Now try logging in. If everything's gone well you should be able to just ssh firstname.lastname@example.org; you'll be asked for the passphrase by SSH and after you enter it you'll have logged into the other system. To keep from having to enter your passphrase every time you source out (which is kind of the point of public key authentication) check out the manual page for ssh-agent, which will ask for your passphrase only once for a given login session and conveniently forget it when you log out. Always raed the docs: There's a lot of neat stuff that can make life much easier in them if you look.
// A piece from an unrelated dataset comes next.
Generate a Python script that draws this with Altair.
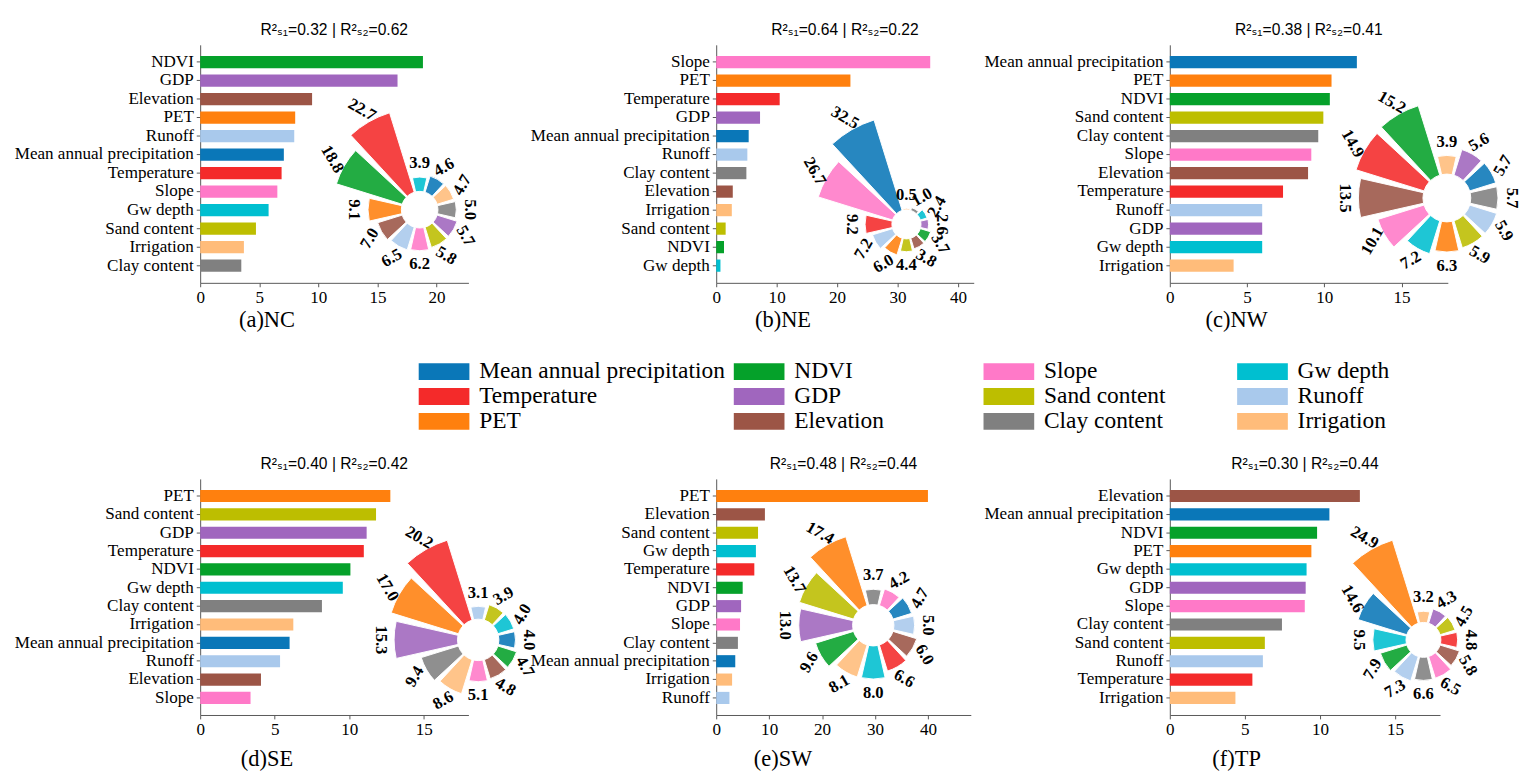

Some of the problems I had at first: Always make sure you know what the public key is supposed to be named on the remote system. Look in the config file for your ssh daemon; the option usually has the string 'Authorized' in it. Load the ssh daemon config file into a text editor and search for it. It'll tell you what the public key has to be named (as I mentioned earlier, on a standard installation of OpenSSH it has to be called ~/.ssh/authorized_keys2). Otherwise, it won't find the key and you'll drive yourself nuts trying to get it working. Secondly, the user account you're setting up to log into this way needs to have a valid shell (like /bin/bash or /bin/tcsh). It doesn't need to have a valid password (check out man passwd for more information) but it does need a shell, even if you only plan on SFTP'ing into the machine to transfer files. Third, ~/.ssh needs to have access permissions of 0755 and the public key file must have access permissions of 0600. Read the manpage for the chmod utility for more information.
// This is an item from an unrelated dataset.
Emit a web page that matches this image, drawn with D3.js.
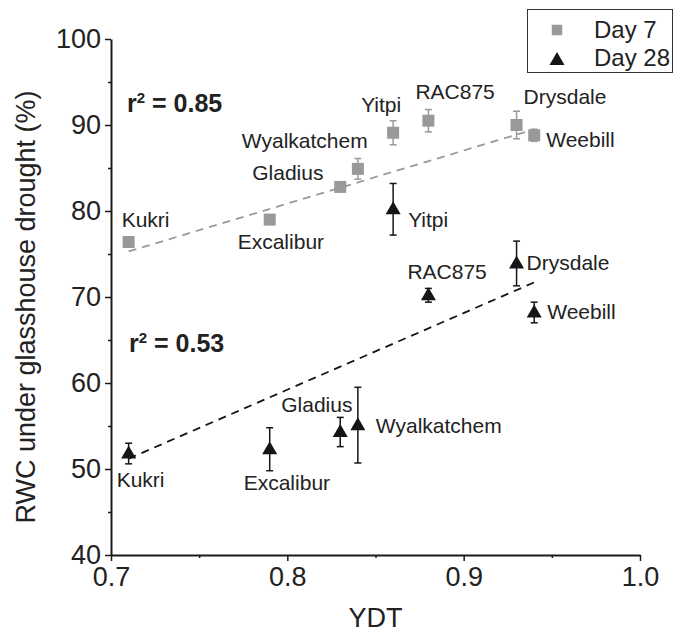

Never date a woman named after a character in a Stephen King story.
Never date a political science major, either.
Don't expect the name of a software package to have anything to do with what that packages actually does. Marketing is far more powerful than logic. Take, for example, Tivoli Storage Manager. From reading the name of the system it could logically be said that it has something to do with managing the storage available on a file server, right?
Wrong. It's a data backup system, not a storage manager.
Someone who is a colleague might not be your friend. Never assume that.
Never assume that someone's your colleague, either. Politeness and propriety go a long, long way. That works in both directions.
It's always a good policy to not say anything that you don't have to. It keeps you from looking stupid.
When you walk into work, your personal life stays outside. It's safer that way.
Sometimes, just sometimes, it really is the firewall's fault.
If you're trying to compile something on a Debian (stable) machine that requires the Xft libraries, but the build dies with an error from pkg-config saying that it can't find the xft.pc file, su over to root and execute the command cd /usr/lib/pkgconfig ; ln -s pangoxft.pc xft.pc. Then try your build again - it should work. I had to do this with Mozilla when compiling with the --with-xft flag.